Only the lines from the one with "Rebuild this chart" through the one with "direction='out', length=7, width=1.2)" are to be restated, word for word, with both of them included.

* * * * *

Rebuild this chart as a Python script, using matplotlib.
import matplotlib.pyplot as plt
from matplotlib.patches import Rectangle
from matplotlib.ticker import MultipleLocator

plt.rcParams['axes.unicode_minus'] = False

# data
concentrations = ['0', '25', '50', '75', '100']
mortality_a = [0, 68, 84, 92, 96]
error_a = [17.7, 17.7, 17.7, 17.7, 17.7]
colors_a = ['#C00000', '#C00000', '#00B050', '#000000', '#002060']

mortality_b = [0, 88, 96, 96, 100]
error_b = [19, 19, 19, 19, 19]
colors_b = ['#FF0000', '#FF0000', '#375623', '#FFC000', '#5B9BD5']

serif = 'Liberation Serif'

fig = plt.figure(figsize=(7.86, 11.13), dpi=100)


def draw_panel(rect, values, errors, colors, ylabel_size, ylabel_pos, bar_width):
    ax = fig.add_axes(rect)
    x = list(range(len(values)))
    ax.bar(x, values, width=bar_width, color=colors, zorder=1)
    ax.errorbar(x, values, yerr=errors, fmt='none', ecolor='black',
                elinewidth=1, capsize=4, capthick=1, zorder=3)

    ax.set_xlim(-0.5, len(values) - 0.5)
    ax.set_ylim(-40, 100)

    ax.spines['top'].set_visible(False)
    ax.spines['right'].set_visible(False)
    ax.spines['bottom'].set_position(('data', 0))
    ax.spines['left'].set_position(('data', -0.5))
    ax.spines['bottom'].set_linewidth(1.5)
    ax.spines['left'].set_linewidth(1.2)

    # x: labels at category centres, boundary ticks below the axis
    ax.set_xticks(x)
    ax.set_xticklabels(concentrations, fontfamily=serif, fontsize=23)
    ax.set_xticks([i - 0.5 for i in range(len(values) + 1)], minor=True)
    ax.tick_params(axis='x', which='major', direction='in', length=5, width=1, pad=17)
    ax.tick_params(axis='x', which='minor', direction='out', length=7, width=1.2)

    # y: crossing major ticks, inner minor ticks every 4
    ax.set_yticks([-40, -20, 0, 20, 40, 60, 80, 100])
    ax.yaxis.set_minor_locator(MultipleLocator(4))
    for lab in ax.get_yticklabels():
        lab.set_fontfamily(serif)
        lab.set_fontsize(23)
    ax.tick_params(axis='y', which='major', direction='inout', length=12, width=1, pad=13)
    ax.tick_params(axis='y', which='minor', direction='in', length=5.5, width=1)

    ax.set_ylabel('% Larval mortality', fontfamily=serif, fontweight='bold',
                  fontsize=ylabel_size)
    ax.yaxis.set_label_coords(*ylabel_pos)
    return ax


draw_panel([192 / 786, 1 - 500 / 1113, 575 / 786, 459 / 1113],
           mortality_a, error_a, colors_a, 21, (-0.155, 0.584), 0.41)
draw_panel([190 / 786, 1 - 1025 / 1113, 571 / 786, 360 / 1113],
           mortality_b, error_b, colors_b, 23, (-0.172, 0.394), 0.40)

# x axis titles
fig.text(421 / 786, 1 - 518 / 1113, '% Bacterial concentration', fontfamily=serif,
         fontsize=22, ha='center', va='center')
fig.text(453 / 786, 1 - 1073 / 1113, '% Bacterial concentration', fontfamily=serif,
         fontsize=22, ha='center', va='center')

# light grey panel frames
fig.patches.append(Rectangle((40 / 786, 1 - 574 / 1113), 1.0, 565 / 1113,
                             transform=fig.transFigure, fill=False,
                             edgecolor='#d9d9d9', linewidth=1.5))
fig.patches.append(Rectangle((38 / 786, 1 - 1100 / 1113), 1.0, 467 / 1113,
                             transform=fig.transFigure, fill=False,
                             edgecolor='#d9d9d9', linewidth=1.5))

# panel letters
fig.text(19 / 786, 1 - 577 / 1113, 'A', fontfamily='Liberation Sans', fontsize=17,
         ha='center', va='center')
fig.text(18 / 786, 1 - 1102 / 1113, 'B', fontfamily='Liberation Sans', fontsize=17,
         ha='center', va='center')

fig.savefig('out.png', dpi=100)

* * * * *

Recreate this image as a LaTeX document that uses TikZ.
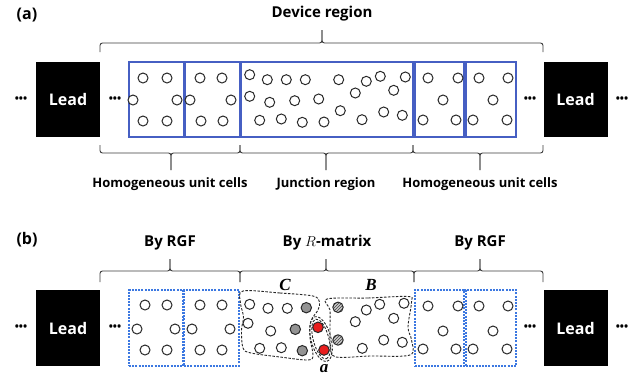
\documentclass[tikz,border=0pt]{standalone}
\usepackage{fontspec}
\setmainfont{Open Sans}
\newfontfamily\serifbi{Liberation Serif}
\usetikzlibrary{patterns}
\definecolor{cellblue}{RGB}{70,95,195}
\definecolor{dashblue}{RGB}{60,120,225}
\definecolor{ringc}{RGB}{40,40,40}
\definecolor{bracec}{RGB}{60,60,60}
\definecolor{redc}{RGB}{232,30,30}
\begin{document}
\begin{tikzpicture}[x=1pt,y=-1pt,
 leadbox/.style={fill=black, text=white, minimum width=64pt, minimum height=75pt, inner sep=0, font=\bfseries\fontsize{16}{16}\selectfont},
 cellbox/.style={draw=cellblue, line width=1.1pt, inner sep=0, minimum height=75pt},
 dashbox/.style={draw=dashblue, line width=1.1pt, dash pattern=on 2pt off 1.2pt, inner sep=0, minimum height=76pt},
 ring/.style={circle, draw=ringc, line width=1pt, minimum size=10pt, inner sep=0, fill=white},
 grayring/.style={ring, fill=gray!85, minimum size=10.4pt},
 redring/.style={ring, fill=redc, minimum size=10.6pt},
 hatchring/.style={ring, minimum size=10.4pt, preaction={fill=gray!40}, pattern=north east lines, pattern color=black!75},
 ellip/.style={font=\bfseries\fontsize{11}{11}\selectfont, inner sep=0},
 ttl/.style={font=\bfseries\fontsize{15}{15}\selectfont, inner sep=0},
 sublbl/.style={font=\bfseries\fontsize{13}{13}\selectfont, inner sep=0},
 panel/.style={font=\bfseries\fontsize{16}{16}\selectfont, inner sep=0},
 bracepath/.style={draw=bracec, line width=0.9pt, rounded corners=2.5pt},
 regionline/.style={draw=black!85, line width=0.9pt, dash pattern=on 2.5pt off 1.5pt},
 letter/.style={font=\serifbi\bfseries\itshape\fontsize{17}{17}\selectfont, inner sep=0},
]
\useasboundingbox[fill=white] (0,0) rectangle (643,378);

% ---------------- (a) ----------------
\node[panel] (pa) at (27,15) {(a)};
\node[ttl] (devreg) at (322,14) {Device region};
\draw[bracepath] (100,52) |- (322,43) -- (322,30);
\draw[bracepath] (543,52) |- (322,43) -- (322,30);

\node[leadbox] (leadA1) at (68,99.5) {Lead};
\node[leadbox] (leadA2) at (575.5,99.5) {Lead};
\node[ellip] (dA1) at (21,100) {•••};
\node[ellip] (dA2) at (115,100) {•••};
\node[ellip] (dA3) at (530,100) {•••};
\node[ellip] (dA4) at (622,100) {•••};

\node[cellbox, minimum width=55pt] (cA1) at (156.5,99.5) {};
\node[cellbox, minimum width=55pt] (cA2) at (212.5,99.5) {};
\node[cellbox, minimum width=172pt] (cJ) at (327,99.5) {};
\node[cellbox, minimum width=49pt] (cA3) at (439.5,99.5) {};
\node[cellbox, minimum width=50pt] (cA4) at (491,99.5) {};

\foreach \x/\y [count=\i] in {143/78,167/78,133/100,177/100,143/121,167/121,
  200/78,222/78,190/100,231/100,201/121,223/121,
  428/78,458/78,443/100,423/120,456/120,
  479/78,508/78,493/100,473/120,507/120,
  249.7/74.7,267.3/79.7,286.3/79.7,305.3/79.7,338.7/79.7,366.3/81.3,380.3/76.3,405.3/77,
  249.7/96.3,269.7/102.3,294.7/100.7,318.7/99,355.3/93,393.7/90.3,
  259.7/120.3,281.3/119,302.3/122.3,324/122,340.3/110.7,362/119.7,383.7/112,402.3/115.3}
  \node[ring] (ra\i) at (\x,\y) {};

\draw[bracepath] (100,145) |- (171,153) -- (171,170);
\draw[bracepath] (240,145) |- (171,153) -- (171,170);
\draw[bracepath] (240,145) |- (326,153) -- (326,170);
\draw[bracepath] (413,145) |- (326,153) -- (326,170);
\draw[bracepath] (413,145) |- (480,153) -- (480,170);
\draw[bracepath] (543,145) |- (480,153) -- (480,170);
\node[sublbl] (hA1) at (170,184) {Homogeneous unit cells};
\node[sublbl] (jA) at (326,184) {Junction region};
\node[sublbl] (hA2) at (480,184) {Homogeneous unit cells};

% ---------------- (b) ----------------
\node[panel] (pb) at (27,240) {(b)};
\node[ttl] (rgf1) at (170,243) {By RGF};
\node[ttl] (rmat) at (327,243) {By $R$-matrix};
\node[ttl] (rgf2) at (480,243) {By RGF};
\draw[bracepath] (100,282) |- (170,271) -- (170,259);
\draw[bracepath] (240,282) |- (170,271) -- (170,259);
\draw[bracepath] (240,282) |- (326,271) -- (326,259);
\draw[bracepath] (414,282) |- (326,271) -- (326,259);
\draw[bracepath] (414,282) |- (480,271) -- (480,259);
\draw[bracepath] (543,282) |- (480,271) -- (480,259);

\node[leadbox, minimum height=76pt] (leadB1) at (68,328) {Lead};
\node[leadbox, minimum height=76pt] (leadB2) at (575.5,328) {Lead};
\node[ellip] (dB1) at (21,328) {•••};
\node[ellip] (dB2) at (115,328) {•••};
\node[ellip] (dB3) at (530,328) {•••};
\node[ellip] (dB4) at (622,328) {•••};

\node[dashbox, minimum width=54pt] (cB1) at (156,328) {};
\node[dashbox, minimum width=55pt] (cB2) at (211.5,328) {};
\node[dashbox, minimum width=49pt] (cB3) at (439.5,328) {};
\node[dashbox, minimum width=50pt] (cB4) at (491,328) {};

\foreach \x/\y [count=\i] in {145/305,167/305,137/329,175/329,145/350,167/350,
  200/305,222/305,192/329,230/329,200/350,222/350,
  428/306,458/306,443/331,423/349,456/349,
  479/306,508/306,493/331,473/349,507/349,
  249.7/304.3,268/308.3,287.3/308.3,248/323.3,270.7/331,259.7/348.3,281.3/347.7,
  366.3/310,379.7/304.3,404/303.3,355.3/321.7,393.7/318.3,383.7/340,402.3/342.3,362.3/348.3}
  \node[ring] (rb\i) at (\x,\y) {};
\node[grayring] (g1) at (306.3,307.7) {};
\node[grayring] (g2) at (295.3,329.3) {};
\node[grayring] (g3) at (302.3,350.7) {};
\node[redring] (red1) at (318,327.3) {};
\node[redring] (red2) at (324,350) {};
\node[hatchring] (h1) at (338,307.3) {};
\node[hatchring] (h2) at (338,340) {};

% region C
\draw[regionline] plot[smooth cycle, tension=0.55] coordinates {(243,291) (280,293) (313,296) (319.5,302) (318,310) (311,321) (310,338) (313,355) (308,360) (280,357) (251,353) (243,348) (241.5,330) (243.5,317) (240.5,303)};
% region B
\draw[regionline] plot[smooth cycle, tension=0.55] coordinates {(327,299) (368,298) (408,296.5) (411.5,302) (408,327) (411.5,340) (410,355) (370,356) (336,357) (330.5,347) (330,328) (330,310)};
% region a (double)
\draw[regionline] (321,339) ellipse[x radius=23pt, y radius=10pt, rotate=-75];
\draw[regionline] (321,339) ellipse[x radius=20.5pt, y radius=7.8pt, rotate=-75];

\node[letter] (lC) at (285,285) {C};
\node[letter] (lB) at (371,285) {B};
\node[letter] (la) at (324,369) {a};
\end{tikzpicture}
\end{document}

* * * * *

_Exercise output_
Rebuild this chart as a Python script, using matplotlib.
import matplotlib.pyplot as plt
from matplotlib.patches import Rectangle
from matplotlib.ticker import MultipleLocator

plt.rcParams['axes.unicode_minus'] = False

# data
concentrations = ['0', '25', '50', '75', '100']
mortality_a = [0, 68, 84, 92, 96]
error_a = [17.7, 17.7, 17.7, 17.7, 17.7]
colors_a = ['#C00000', '#C00000', '#00B050', '#000000', '#002060']

mortality_b = [0, 88, 96, 96, 100]
error_b = [19, 19, 19, 19, 19]
colors_b = ['#FF0000', '#FF0000', '#375623', '#FFC000', '#5B9BD5']

serif = 'Liberation Serif'

fig = plt.figure(figsize=(7.86, 11.13), dpi=100)


def draw_panel(rect, values, errors, colors, ylabel_size, ylabel_pos, bar_width):
    ax = fig.add_axes(rect)
    x = list(range(len(values)))
    ax.bar(x, values, width=bar_width, color=colors, zorder=1)
    ax.errorbar(x, values, yerr=errors, fmt='none', ecolor='black',
                elinewidth=1, capsize=4, capthick=1, zorder=3)

    ax.set_xlim(-0.5, len(values) - 0.5)
    ax.set_ylim(-40, 100)

    ax.spines['top'].set_visible(False)
    ax.spines['right'].set_visible(False)
    ax.spines['bottom'].set_position(('data', 0))
    ax.spines['left'].set_position(('data', -0.5))
    ax.spines['bottom'].set_linewidth(1.5)
    ax.spines['left'].set_linewidth(1.2)

    # x: labels at category centres, boundary ticks below the axis
    ax.set_xticks(x)
    ax.set_xticklabels(concentrations, fontfamily=serif, fontsize=23)
    ax.set_xticks([i - 0.5 for i in range(len(values) + 1)], minor=True)
    ax.tick_params(axis='x', which='major', direction='in', length=5, width=1, pad=17)
    ax.tick_params(axis='x', which='minor', direction='out', length=7, width=1.2)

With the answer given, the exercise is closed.